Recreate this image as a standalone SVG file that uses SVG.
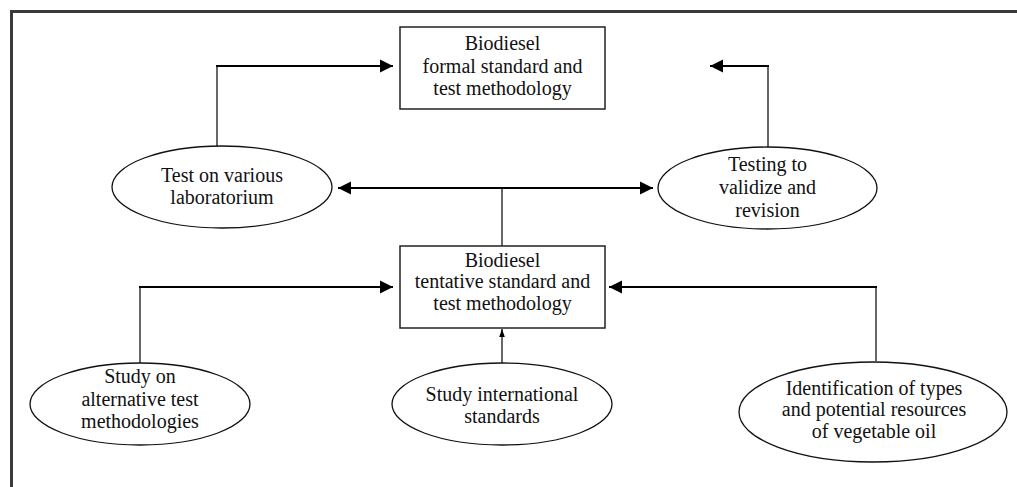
<svg xmlns="http://www.w3.org/2000/svg" width="1017" height="487" viewBox="0 0 1017 487">
<style>
.frame{fill:none;stroke:#3a3a3a;stroke-width:3}
.box{fill:#fff;stroke:#222;stroke-width:1.5}
.ell{fill:#fff;stroke:#111;stroke-width:1.3}
.t{font-family:"Liberation Serif","Times New Roman",serif;font-size:20px;fill:#111;text-anchor:middle}
.thick{fill:none;stroke:#000;stroke-width:2.2}
.thin{fill:none;stroke:#000;stroke-width:1.2}
</style>
<defs>
<marker id="ah" viewBox="0 0 10 10" refX="10" refY="5" markerWidth="6" markerHeight="6" orient="auto-start-reverse" markerUnits="strokeWidth">
<path d="M0,0 L10,5 L0,10 z" fill="#000"/>
</marker>
<marker id="ahs" viewBox="0 0 10 10" refX="10" refY="5" markerWidth="7" markerHeight="7" orient="auto" markerUnits="strokeWidth">
<path d="M0,1.5 L10,5 L0,8.5 z" fill="#000"/>
</marker>
</defs>
<rect width="1017" height="487" fill="#fff"/>
<path class="frame" d="M11.5,487 V11.5 H1017"/>
<g id="connectors">
<path class="thin" d="M217,147 V66"/>
<path class="thick" d="M216,66 H393" marker-end="url(#ah)"/>
<path class="thin" d="M768,147 V66"/>
<path class="thick" d="M769,66 H710" marker-end="url(#ah)"/>
<path class="thick" d="M338,188 H653" marker-start="url(#ah)" marker-end="url(#ah)"/>
<path class="thin" d="M502,188 V246"/>
<path class="thin" d="M140,363 V287"/>
<path class="thick" d="M139,287 H393" marker-end="url(#ah)"/>
<path class="thin" d="M876,361 V287"/>
<path class="thick" d="M877,287 H609" marker-end="url(#ah)"/>
<path class="thin" d="M502,363 V329" marker-end="url(#ahs)"/>
</g>
<g id="formal">
<rect class="box" x="400" y="27" width="205" height="82"/>
<text class="t" x="502.5" y="50">Biodiesel</text>
<text class="t" x="502.5" y="73">formal standard and</text>
<text class="t" x="502.5" y="95">test methodology</text>
</g>
<g id="lab">
<ellipse class="ell" cx="222" cy="187" rx="110" ry="41"/>
<text class="t" x="222" y="182">Test on various</text>
<text class="t" x="222" y="204">laboratorium</text>
</g>
<g id="validize">
<ellipse class="ell" cx="767.5" cy="188" rx="109.5" ry="41"/>
<text class="t" x="767.5" y="171">Testing to</text>
<text class="t" x="767.5" y="194">validize and</text>
<text class="t" x="767.5" y="217">revision</text>
</g>
<g id="tentative">
<rect class="box" x="400" y="246" width="205" height="82"/>
<text class="t" x="502.5" y="267">Biodiesel</text>
<text class="t" x="502.5" y="288">tentative standard and</text>
<text class="t" x="502.5" y="310">test methodology</text>
</g>
<g id="alt">
<ellipse class="ell" cx="140" cy="404" rx="110" ry="41"/>
<text class="t" x="140" y="383">Study on</text>
<text class="t" x="140" y="406">alternative test</text>
<text class="t" x="140" y="428">methodologies</text>
</g>
<g id="intl">
<ellipse class="ell" cx="502" cy="404" rx="110" ry="41"/>
<text class="t" x="502" y="401">Study international</text>
<text class="t" x="502" y="423">standards</text>
</g>
<g id="veg">
<ellipse class="ell" cx="873" cy="412" rx="134" ry="50"/>
<text class="t" x="874" y="395">Identification of types</text>
<text class="t" x="874" y="416">and potential resources</text>
<text class="t" x="874" y="438">of vegetable oil</text>
</g>
</svg>
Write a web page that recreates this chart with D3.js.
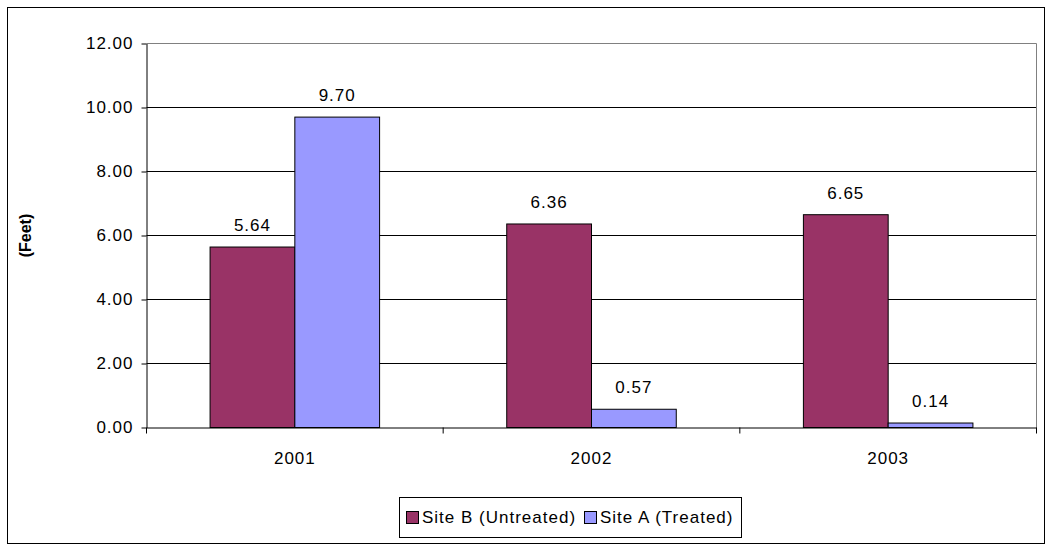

━━━━━━━━━━━━━━━━

> _DIRECTIVE_: Return the material word for word. Pictures are not part of the copy.

> _PROBLEM SOLUTION_:
Recreate this image as a standalone SVG file that uses SVG.
<svg xmlns="http://www.w3.org/2000/svg" width="1017" height="487" viewBox="0 0 1017 487">
<style>
.frame{fill:none;stroke:#3a3a3a;stroke-width:3}
.box{fill:#fff;stroke:#222;stroke-width:1.5}
.ell{fill:#fff;stroke:#111;stroke-width:1.3}
.t{font-family:"Liberation Serif","Times New Roman",serif;font-size:20px;fill:#111;text-anchor:middle}
.thick{fill:none;stroke:#000;stroke-width:2.2}
.thin{fill:none;stroke:#000;stroke-width:1.2}
</style>
<defs>
<marker id="ah" viewBox="0 0 10 10" refX="10" refY="5" markerWidth="6" markerHeight="6" orient="auto-start-reverse" markerUnits="strokeWidth">
<path d="M0,0 L10,5 L0,10 z" fill="#000"/>
</marker>
<marker id="ahs" viewBox="0 0 10 10" refX="10" refY="5" markerWidth="7" markerHeight="7" orient="auto" markerUnits="strokeWidth">
<path d="M0,1.5 L10,5 L0,8.5 z" fill="#000"/>
</marker>
</defs>
<rect width="1017" height="487" fill="#fff"/>
<path class="frame" d="M11.5,487 V11.5 H1017"/>
<g id="connectors">
<path class="thin" d="M217,147 V66"/>
<path class="thick" d="M216,66 H393" marker-end="url(#ah)"/>
<path class="thin" d="M768,147 V66"/>
<path class="thick" d="M769,66 H710" marker-end="url(#ah)"/>
<path class="thick" d="M338,188 H653" marker-start="url(#ah)" marker-end="url(#ah)"/>
<path class="thin" d="M502,188 V246"/>
<path class="thin" d="M140,363 V287"/>
<path class="thick" d="M139,287 H393" marker-end="url(#ah)"/>
<path class="thin" d="M876,361 V287"/>
<path class="thick" d="M877,287 H609" marker-end="url(#ah)"/>
<path class="thin" d="M502,363 V329" marker-end="url(#ahs)"/>
</g>
<g id="formal">
<rect class="box" x="400" y="27" width="205" height="82"/>
<text class="t" x="502.5" y="50">Biodiesel</text>
<text class="t" x="502.5" y="73">formal standard and</text>
<text class="t" x="502.5" y="95">test methodology</text>
</g>
<g id="lab">
<ellipse class="ell" cx="222" cy="187" rx="110" ry="41"/>
<text class="t" x="222" y="182">Test on various</text>
<text class="t" x="222" y="204">laboratorium</text>
</g>
<g id="validize">
<ellipse class="ell" cx="767.5" cy="188" rx="109.5" ry="41"/>
<text class="t" x="767.5" y="171">Testing to</text>
<text class="t" x="767.5" y="194">validize and</text>
<text class="t" x="767.5" y="217">revision</text>
</g>
<g id="tentative">
<rect class="box" x="400" y="246" width="205" height="82"/>
<text class="t" x="502.5" y="267">Biodiesel</text>
<text class="t" x="502.5" y="288">tentative standard and</text>
<text class="t" x="502.5" y="310">test methodology</text>
</g>
<g id="alt">
<ellipse class="ell" cx="140" cy="404" rx="110" ry="41"/>
<text class="t" x="140" y="383">Study on</text>
<text class="t" x="140" y="406">alternative test</text>
<text class="t" x="140" y="428">methodologies</text>
</g>
<g id="intl">
<ellipse class="ell" cx="502" cy="404" rx="110" ry="41"/>
<text class="t" x="502" y="401">Study international</text>
<text class="t" x="502" y="423">standards</text>
</g>
<g id="veg">
<ellipse class="ell" cx="873" cy="412" rx="134" ry="50"/>
<text class="t" x="874" y="395">Identification of types</text>
<text class="t" x="874" y="416">and potential resources</text>
<text class="t" x="874" y="438">of vegetable oil</text>
</g>
</svg>
Write a web page that recreates this chart with D3.js.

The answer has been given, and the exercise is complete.